Joan Lind

Personal information
- Full name: Joan Louise Lind
- Born: September 26, 1952 Long Beach, California, United States
- Died: August 28, 2015 Long Beach, California, United States
- Height: 5 ft 9 in (175 cm)
- Weight: 149 lb (68 kg)

Sport
- Sport: Rower

Medal record
Women's rowing
Representing the United States
Olympic Games
| Silver medal – second place | 1976 Montreal | Single sculls |
| Silver medal – second place | 1984 Los Angeles | Coxed quad sculls |

= Joan Lind =

American rower

Joan Louise Lind (later, Joan Van Blom; September 26, 1952 – August 28, 2015) was an American rower.

==Olympian==
She competed for United States in the 1976 Summer Olympics, held in Montreal, Quebec, Canada, in the Single sculls event where she finished in the silver medal position.

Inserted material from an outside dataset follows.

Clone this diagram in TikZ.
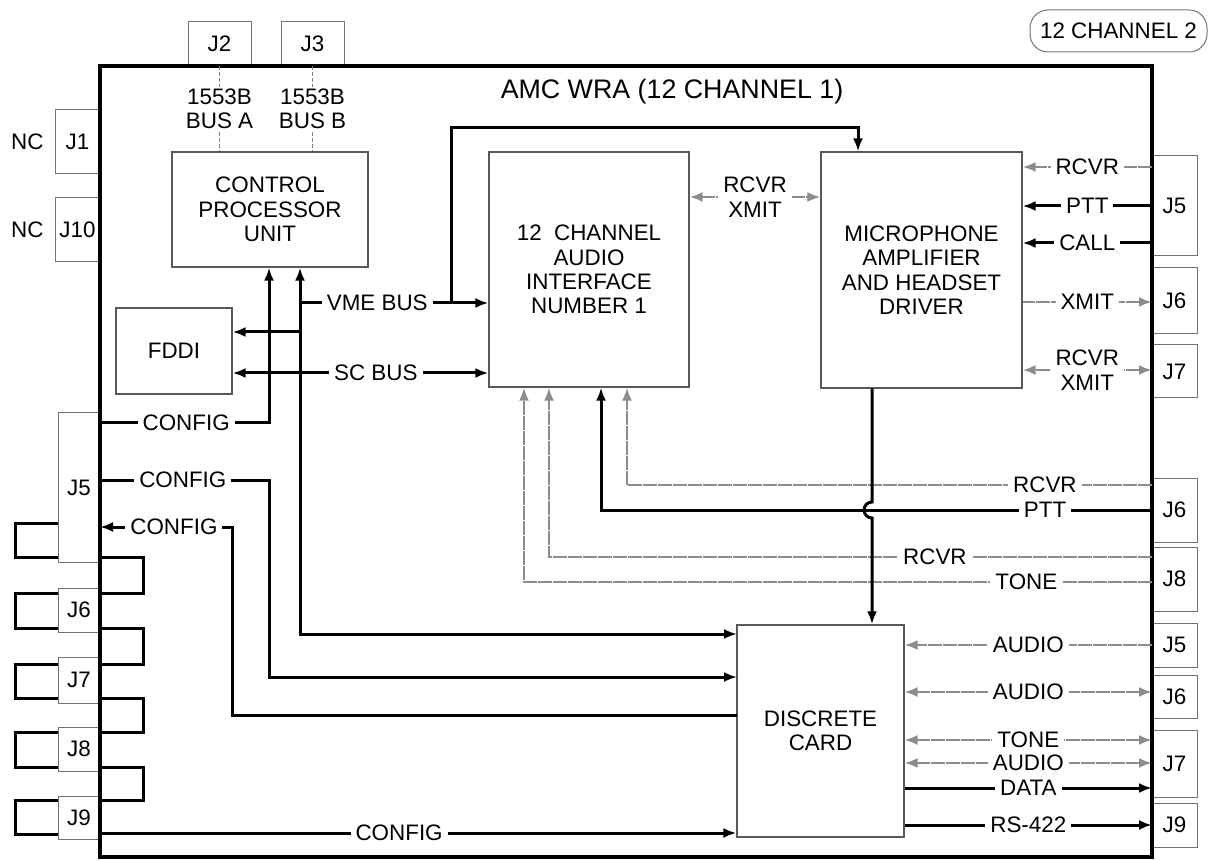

Lind qualified for the 1980 U.S. Olympic team but did not compete due to the U.S. Olympic Committee's boycott of the 1980 Summer Olympics in Moscow, Russia. She was one of 461 athletes to receive a Congressional Gold Medal many years later. She returned to the 1984 Summer Olympics in Los Angeles as part of the American quadruple sculls with Anne Marden, Lisa Rohde, Virginia Gilder and Kelly Rickon, where she picked up a second silver medal.

==Honors==
Joan (Lind) Van Blom was declared a lifetime member of the Long Beach Rowing Association. She was a member of the Wilson High School Hall of Fame, the Long Beach State 49er Hall of Fame Century Club and the National Rowing Hall of Fame. Legislation was introduced to name a bridge in Long Beach, California in her honor.

==Personal==
Joan Lind was married to John Van Blom, a sculler, who competed at the 1968, 1972, and 1976 Olympics. John also qualified for the 1980 Olympic rowing team and received a Congressional Medal.